Raw records —
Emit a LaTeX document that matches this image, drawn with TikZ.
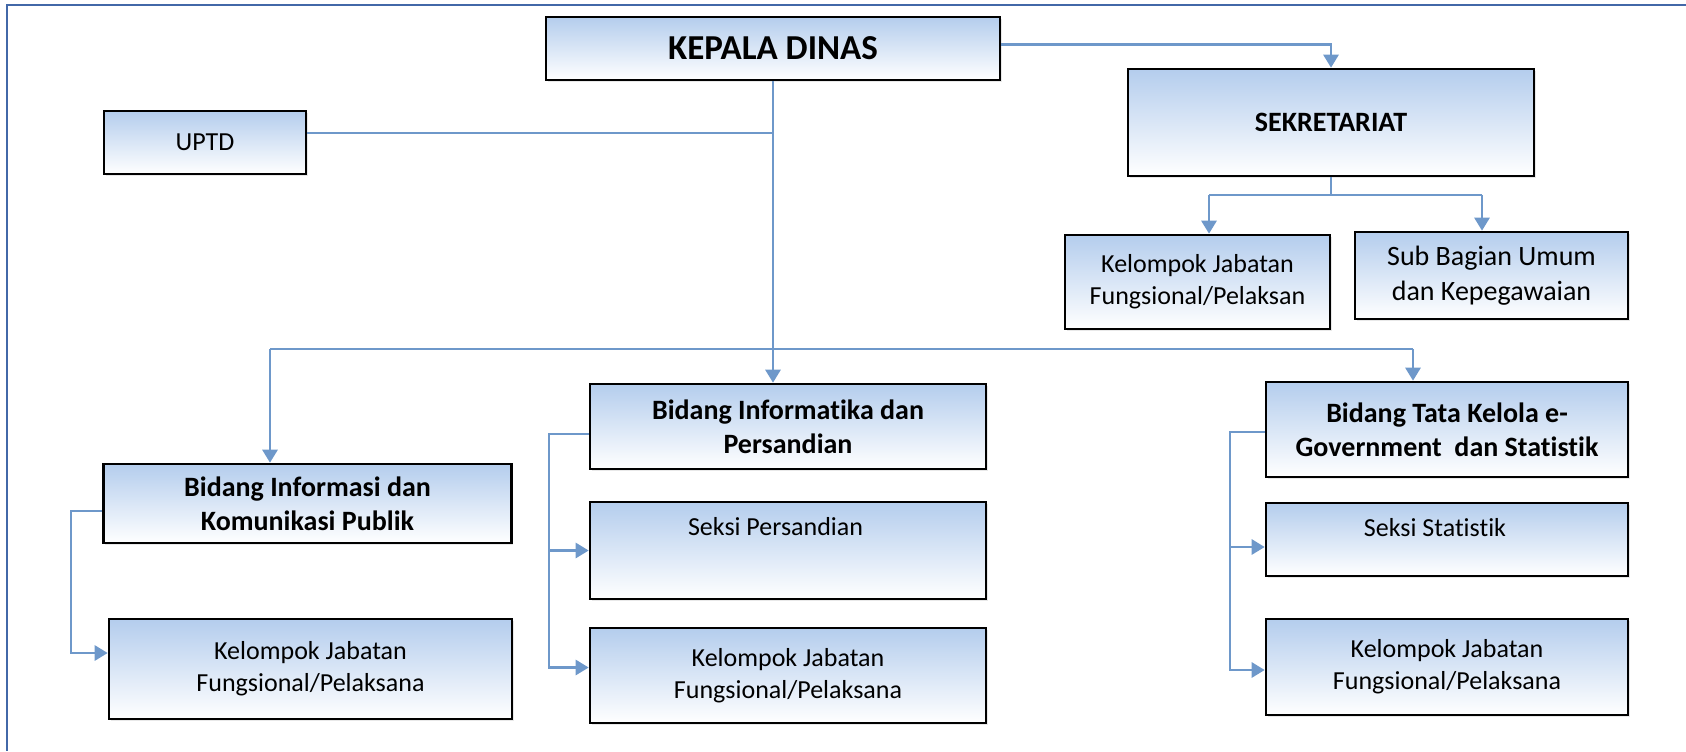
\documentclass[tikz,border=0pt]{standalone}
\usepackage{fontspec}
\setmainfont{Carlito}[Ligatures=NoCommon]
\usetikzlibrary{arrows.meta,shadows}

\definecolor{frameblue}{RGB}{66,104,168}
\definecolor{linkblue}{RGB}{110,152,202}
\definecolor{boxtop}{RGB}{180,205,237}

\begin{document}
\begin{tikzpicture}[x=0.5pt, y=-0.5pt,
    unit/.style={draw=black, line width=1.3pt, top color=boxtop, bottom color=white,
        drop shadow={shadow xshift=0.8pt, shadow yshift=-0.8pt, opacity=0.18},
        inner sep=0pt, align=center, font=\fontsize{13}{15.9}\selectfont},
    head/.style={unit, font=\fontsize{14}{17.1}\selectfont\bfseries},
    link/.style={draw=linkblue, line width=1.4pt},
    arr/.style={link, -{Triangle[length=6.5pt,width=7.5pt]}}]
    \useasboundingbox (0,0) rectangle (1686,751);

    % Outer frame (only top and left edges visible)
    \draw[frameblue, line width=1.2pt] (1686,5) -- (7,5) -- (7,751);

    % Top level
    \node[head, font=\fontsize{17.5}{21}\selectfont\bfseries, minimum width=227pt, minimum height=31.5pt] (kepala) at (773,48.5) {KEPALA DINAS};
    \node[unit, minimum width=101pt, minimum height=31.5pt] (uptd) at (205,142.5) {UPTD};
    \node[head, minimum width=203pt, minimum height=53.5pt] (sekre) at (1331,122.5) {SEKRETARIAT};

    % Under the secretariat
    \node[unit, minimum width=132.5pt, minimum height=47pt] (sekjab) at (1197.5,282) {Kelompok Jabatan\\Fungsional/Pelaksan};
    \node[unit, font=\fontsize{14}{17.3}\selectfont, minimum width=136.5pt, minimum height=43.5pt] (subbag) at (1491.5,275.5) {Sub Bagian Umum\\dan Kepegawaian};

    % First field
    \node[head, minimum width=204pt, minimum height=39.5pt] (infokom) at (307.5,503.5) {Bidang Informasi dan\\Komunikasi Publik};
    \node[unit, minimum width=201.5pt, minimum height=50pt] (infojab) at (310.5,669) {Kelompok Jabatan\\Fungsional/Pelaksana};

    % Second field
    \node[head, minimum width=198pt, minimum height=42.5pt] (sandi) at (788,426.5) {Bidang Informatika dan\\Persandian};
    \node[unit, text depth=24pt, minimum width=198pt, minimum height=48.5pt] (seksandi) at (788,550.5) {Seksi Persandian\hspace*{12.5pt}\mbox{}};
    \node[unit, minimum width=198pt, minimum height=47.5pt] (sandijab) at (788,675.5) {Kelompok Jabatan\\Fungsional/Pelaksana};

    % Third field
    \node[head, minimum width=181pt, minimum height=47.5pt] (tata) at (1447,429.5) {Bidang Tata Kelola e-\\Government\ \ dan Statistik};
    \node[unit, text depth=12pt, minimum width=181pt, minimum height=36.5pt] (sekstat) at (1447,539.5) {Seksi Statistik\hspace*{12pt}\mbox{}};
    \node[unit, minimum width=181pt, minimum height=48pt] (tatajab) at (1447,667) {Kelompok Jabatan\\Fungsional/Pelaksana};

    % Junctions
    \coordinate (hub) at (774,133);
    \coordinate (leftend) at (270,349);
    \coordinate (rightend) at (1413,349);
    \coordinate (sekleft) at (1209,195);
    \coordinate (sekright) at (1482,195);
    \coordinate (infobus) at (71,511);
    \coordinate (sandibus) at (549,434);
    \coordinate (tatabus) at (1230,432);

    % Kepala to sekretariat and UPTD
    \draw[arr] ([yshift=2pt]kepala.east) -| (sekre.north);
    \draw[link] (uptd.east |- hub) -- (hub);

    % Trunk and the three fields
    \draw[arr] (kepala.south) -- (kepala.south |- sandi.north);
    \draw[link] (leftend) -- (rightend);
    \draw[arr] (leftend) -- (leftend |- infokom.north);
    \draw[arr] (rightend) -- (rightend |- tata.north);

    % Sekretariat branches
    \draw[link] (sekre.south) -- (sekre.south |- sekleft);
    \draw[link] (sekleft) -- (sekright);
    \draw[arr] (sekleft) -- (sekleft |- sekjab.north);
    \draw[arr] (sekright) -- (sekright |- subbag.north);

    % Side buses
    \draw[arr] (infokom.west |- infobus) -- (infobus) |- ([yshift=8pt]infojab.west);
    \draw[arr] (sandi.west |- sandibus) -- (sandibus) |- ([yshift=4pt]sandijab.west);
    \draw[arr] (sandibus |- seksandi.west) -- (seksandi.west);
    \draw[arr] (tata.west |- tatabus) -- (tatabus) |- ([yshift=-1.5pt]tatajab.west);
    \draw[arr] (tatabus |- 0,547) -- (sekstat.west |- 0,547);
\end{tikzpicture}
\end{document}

* * *

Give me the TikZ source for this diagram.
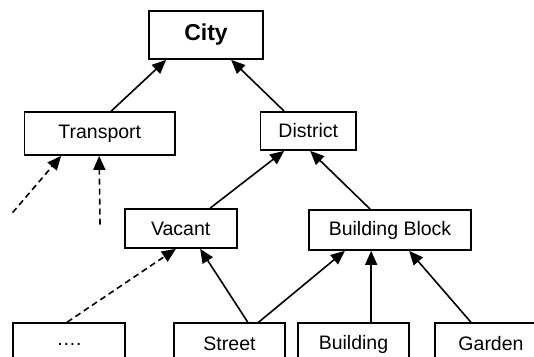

--

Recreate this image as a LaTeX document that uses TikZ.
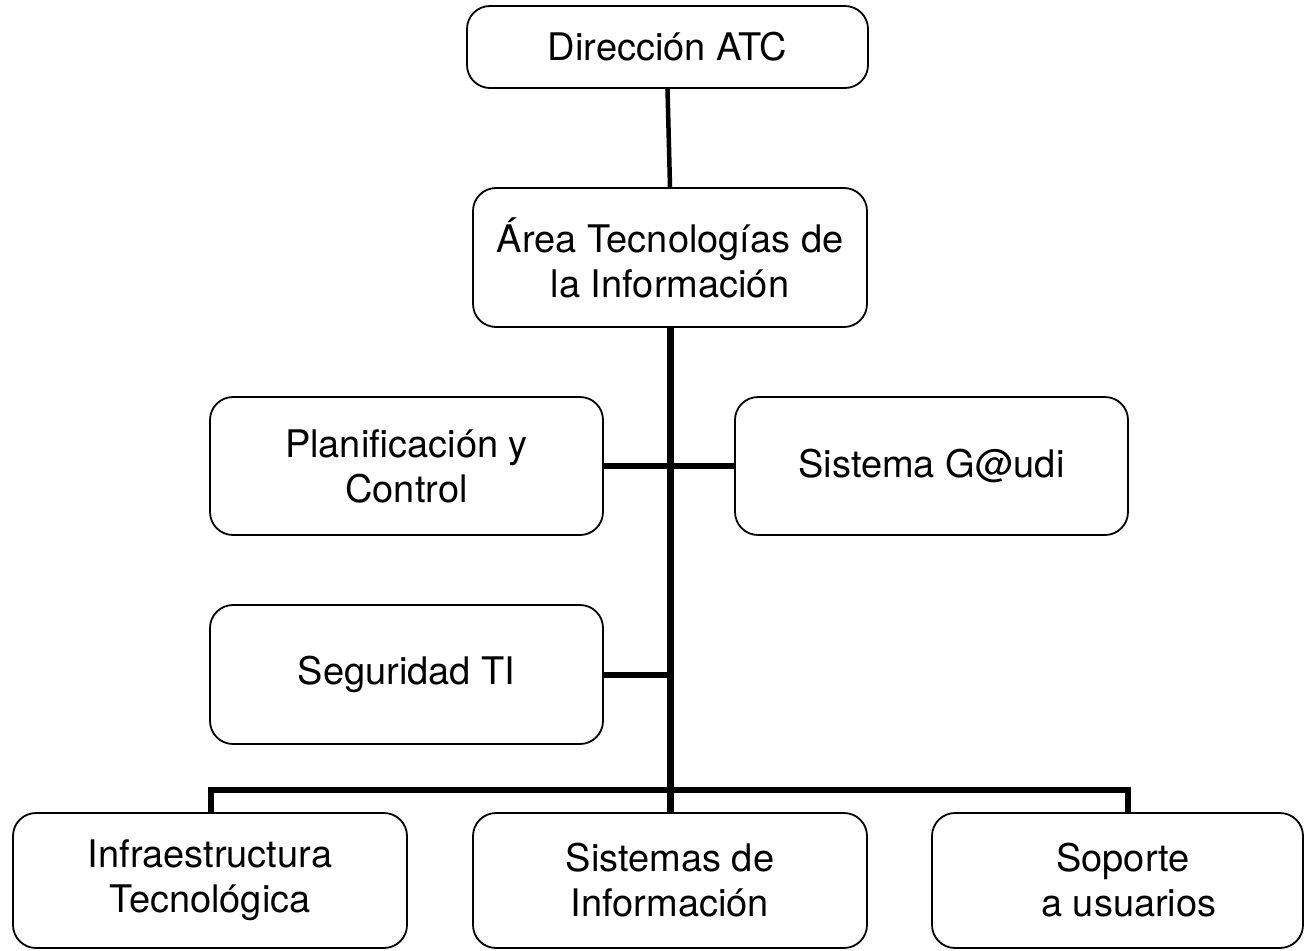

Written instruction — Set out every line from the material that contains the string "LaTeX".

Complete output —
Emit a LaTeX document that matches this image, drawn with TikZ.
Recreate this image as a LaTeX document that uses TikZ.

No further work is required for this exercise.